School breakfast and school lunch are critical, proven ways to reduce hunger and improve wellness among school-age children. But numerous obstacles can prevent children from eating school meals: many students arrive at school too late to eat breakfast in the cafeteria, before the school day begins.; children may feel a stigma that school meals are just for “poor kids”; children may need to pay a co-payment for breakfast and lunch that their families cannot afford.
Increasing participation in school meals not only reduces childhood hunger, but also improves children’s diets. Research indicates that school meal participants are less likely to consume competitive foods at school, less likely to have nutrient inadequacies, and more likely to consume fruit, vegetables, and milk at breakfast and lunch. School meals may be the most effective tool for combating obesity in poor children. Breakfast, in particular, improves children’s health, and school breakfast has proven benefits for children’s learning.
Free breakfast supports families living on very tight budgets who cannot afford to provide good breakfasts at home every day nor the money to buy them at school.
Serving breakfast in the classroom, or offering “grab and go” breakfast to students, are just two of the innovative breakfast serving models that help make breakfast more accessible after the school day begins. Schools across the country are finding that breakfast in the classroom and other delivery innovations are the best ways to bring the benefits of school breakfast to all students.
Before the Healthy Schools Act, D.C. Public Schools charged 20 cents and charter schools charged up to 40 cents for reduced-price lunch. For a family with two children earning just $33,900 a year, the co-payment for school lunch could add up to $360 over the course of a school year. Low-income families struggling with fixed costs for food, rent, utilities, transportation, and child care often do not have spare money for co-payments. When schools charge interests on student accounts or deny children a meal when their accounts maintain a balance, this co-payment can constitute a serious hardship.

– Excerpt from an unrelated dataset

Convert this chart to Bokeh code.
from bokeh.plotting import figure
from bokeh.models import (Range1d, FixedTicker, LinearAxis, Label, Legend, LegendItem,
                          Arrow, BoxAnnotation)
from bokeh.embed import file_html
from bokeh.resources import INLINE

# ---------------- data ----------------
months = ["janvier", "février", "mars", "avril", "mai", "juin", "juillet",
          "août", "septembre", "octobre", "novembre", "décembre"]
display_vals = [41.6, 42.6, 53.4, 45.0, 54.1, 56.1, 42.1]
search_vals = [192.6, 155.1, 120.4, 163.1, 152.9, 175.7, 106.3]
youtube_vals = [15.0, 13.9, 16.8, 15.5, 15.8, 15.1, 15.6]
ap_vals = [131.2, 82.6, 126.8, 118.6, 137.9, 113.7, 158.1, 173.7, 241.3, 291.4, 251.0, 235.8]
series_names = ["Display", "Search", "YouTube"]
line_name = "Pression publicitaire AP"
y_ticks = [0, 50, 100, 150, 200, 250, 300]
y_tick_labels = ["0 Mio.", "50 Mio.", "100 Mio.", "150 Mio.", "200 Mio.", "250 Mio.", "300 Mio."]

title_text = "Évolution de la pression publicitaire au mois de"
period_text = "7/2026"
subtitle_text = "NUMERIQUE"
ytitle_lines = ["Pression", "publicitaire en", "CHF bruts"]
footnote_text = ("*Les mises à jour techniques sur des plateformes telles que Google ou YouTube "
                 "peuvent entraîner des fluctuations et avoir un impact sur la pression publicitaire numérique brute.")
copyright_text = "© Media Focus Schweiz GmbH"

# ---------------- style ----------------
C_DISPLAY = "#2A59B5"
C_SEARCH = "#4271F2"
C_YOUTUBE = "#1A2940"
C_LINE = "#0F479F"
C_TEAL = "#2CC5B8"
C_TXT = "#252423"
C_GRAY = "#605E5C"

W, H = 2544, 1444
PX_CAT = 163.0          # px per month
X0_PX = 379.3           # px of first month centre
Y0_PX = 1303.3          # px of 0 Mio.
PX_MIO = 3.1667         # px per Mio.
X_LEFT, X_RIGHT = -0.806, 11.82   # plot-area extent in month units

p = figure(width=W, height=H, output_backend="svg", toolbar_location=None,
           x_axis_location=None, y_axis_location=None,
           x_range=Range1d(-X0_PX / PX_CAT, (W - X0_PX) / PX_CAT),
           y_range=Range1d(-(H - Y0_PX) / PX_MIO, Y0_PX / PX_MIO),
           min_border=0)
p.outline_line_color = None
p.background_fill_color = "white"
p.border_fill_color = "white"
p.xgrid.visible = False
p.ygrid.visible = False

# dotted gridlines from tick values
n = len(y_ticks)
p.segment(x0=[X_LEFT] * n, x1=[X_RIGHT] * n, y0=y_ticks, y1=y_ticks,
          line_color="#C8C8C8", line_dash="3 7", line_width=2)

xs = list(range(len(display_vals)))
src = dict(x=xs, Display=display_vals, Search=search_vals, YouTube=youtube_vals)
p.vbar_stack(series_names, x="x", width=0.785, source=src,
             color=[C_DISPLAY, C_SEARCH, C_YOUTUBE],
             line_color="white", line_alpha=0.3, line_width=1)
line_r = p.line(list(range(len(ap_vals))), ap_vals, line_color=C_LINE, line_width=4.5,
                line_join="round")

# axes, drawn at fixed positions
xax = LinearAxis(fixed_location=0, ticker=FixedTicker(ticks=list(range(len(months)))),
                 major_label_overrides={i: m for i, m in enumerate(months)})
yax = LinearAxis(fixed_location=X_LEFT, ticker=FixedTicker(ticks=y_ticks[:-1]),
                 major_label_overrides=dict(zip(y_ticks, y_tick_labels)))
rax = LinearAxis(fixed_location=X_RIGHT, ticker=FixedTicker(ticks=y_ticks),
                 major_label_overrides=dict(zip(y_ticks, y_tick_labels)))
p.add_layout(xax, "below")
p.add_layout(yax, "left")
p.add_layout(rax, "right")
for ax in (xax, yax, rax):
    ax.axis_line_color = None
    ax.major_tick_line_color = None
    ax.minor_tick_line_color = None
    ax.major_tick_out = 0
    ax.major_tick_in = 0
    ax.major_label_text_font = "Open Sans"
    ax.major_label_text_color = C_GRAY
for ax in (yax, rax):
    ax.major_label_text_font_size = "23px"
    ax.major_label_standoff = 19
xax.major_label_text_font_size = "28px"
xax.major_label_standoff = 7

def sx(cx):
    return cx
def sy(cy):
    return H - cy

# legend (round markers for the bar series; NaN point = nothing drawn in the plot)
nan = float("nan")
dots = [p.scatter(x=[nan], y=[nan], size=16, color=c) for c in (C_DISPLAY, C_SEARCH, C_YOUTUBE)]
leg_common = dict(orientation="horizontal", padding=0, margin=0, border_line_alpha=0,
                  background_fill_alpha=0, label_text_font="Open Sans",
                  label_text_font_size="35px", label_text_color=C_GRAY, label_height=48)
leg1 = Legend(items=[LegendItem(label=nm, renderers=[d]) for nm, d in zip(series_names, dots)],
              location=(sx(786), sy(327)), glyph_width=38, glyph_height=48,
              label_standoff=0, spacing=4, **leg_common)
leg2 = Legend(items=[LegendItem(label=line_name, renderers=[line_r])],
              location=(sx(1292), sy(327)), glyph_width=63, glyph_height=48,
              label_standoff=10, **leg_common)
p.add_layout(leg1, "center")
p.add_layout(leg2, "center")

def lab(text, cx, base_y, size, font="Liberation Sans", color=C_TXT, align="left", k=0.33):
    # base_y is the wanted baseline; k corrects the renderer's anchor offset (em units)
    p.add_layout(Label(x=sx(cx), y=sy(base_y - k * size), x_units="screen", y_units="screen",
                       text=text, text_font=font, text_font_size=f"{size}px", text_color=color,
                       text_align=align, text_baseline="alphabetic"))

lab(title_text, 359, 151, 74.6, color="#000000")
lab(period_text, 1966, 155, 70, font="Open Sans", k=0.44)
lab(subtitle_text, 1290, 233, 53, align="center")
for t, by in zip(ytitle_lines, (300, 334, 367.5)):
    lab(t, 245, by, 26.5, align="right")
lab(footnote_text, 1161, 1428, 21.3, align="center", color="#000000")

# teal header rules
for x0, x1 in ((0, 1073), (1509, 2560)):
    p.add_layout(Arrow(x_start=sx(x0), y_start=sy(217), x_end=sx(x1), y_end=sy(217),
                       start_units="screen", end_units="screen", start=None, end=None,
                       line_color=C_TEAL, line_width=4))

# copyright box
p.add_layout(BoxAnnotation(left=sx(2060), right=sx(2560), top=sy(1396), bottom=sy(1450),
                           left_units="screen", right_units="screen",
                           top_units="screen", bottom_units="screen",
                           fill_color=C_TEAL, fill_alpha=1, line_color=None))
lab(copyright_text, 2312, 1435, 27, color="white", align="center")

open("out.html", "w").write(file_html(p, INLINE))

District students eat many of their meals – breakfast, lunch, snack, and sometimes even supper – at school every day. That means school meals play an important part in making sure children have access to healthy food so that they can learn and thrive. This is especially true for the more than 70% of D.C. students who qualify for free and reduced-price school meals.

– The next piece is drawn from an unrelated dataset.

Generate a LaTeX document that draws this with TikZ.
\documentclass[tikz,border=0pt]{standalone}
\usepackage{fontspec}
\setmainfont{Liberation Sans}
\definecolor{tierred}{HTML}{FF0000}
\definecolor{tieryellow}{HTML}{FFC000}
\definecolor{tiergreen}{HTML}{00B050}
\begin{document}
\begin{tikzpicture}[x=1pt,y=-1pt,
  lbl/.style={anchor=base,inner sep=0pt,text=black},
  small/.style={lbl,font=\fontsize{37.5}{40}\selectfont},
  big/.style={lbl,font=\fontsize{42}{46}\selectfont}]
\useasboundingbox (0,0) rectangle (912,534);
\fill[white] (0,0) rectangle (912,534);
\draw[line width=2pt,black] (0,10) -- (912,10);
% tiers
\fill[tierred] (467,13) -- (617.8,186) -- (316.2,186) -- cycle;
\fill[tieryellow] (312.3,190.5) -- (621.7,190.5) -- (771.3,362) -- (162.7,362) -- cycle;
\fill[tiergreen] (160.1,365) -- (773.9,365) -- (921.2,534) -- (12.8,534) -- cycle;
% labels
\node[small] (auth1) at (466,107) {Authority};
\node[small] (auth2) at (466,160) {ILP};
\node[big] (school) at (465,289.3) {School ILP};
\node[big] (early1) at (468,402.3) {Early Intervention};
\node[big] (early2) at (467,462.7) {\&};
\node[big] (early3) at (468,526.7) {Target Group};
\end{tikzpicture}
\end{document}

Farm to School programs bring locally-grown products fresh from the farm to student’s trays. Farm to School programs can help expand students knowledge about food, health, and environmental issues, and improve the quality and nutrition of school meal options, while supporting the local food economy.
Creating and sustaining an environmentally-friendly school environment is essential to the health and wellness of students and staff, as well as the health of the local environment and community. Environmental education programs, like school gardens, have positive effects on students learning and can provide fun, hands-on learning opportunities.
Competitive foods matter to health and nutrition efforts in schools because these foods and beverages are often high in calories and low in nutrients. Making these unhealthy foods available at schools undermines efforts to promote healthy diets and prevent obesity. Competitive foods also compete with healthy school meals. When competitive foods are available, participation in school lunch and breakfast decreases. In some school cafeterias, the sales of competitive foods end up being subsidized by federal school meal reimbursement.
Children from low-income families are especially harmed by the presence of competitive foods. Peer pressure and stigma can drive students to purchase competitive foods or skip free and reduced-price meals.